Yes, Education Minister Dan Tehan is offering some altruism in his tertiary education reforms. After all, doing anything to return the jobless to work is better than doing nothing.

But he’s also being opportunistic

– the federal Coalition simply cannot win an election in 23 months’ time with an unemployment level north of 10 per cent.

I was therefore overjoyed to see Tehan slash the cost of maths and agricultural degrees by 62 per cent, teaching, nursing, psychology and languages degrees by 46 per cent, and health, science, IT, architecture, environmental science and engineering by 20 per cent. These reductions will go a long way to assisting Australia’s recovery.

But my jaw dropped when I heard that law and commerce degrees would increase by 28 per cent, and floored by the 113 per cent hike in humanities degrees.

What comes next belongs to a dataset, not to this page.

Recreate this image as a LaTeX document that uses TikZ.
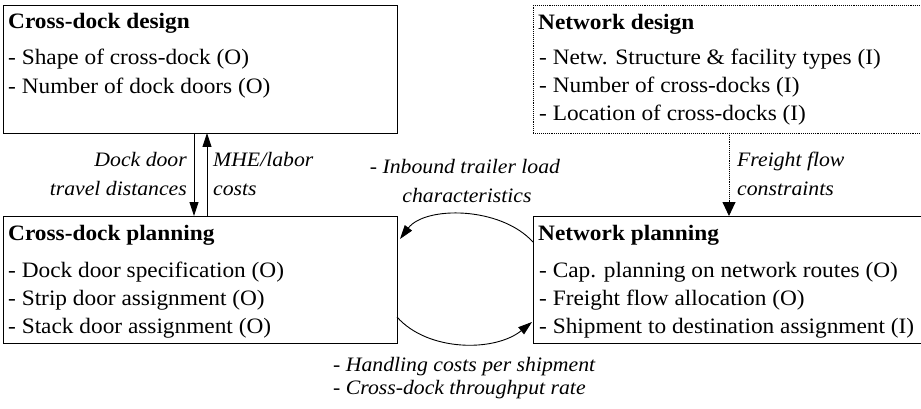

I can already hear the critics – most of whom have never set foot on a university campus – applauding price hikes for allegedly “useless” arts degrees. If they’d had their childhood blinkers removed by a humanities education, they would see just how foolishly parochial they are.

Moreover, why burden the arts and humanities – the intellectual bedrock for an Australia long punching above its global weight in non-scientific fields – with almost sole responsibility for Australia’s economic recovery?

Where’s the economic modelling suggesting that bashing the BA is the most propitious path to economic and cultural prosperity?

Why can’t even a tiny fraction of the $60 billion the Morrison Government found down the back of the couch – earmarked for JobKeeper but now not needed – be invested to cut all degree costs to save Australia’s third-largest export industry raking in more than $30 billion annually?

Does this mean the modern university is now about “training” students with specific skills for jobs now, and no longer about “educating” them for jobs yet to be conceived? And what about research? Aren’t universities about more than making new scientific discoveries like cloning? Aren’t they also about determining how those discoveries might add or subtract from our material and spiritual lives?

I had hoped better from an Education Minister whose first qualification was an arts degree.

But I suspect the pragmatically political Tehan – the privileged son of politician parents – won out.

I also suspect there’s a lot of ideology in the Morrison Government’s dangerously short-sighted response. Indeed, there are few votes among blue-collar workers in regional Australia – key to the Coalition’s re-election chances in 2022 – who question a university sector they see as ivory towers for overpaid, lazy left-wingers – who’ve “never held a real job” – hell-bent on brainwashing young folk.

Why short-sighted ? Because arts and humanities students graduate not just with specific skills for jobs today (like data analysis and report writing), but also adaptable, life-long learning skills for tomorrow (such as assessing the veracity of information via triangulation).

That’s why humanities graduates are in hot demand by private industries demanding their employees be creative thinkers operating outside the box.

The humanities also teaches students to think, speak and write clearly and concisely, to collate and critically analyse data, and to draw conclusions – and make important decisions – from hard evidence and not from what your mates at the pub told you they saw on Facebook.

Arts graduates are also more likely to show tolerance for those who are different or disadvantaged, less likely to form superficial judgments on appearance, and more able to see others’ points of view.

Above all, humanities graduates become problem-solvers – the very type a beleaguered Australian economy needs most.

And, for the record, I am an arts graduate. I’ve also worked in a warehouse, driven second-hand Toyotas most of my life, and do a significant amount of unpaid community work.

In a 60-hour working week, I bend over backwards to help students who’ve gone on to become Cabinet ministers, senior journalists and leaders in business and the public service. Most of my university colleagues are no different.

But don’t let that prevent you from forming an opinion about someone you’ve never met.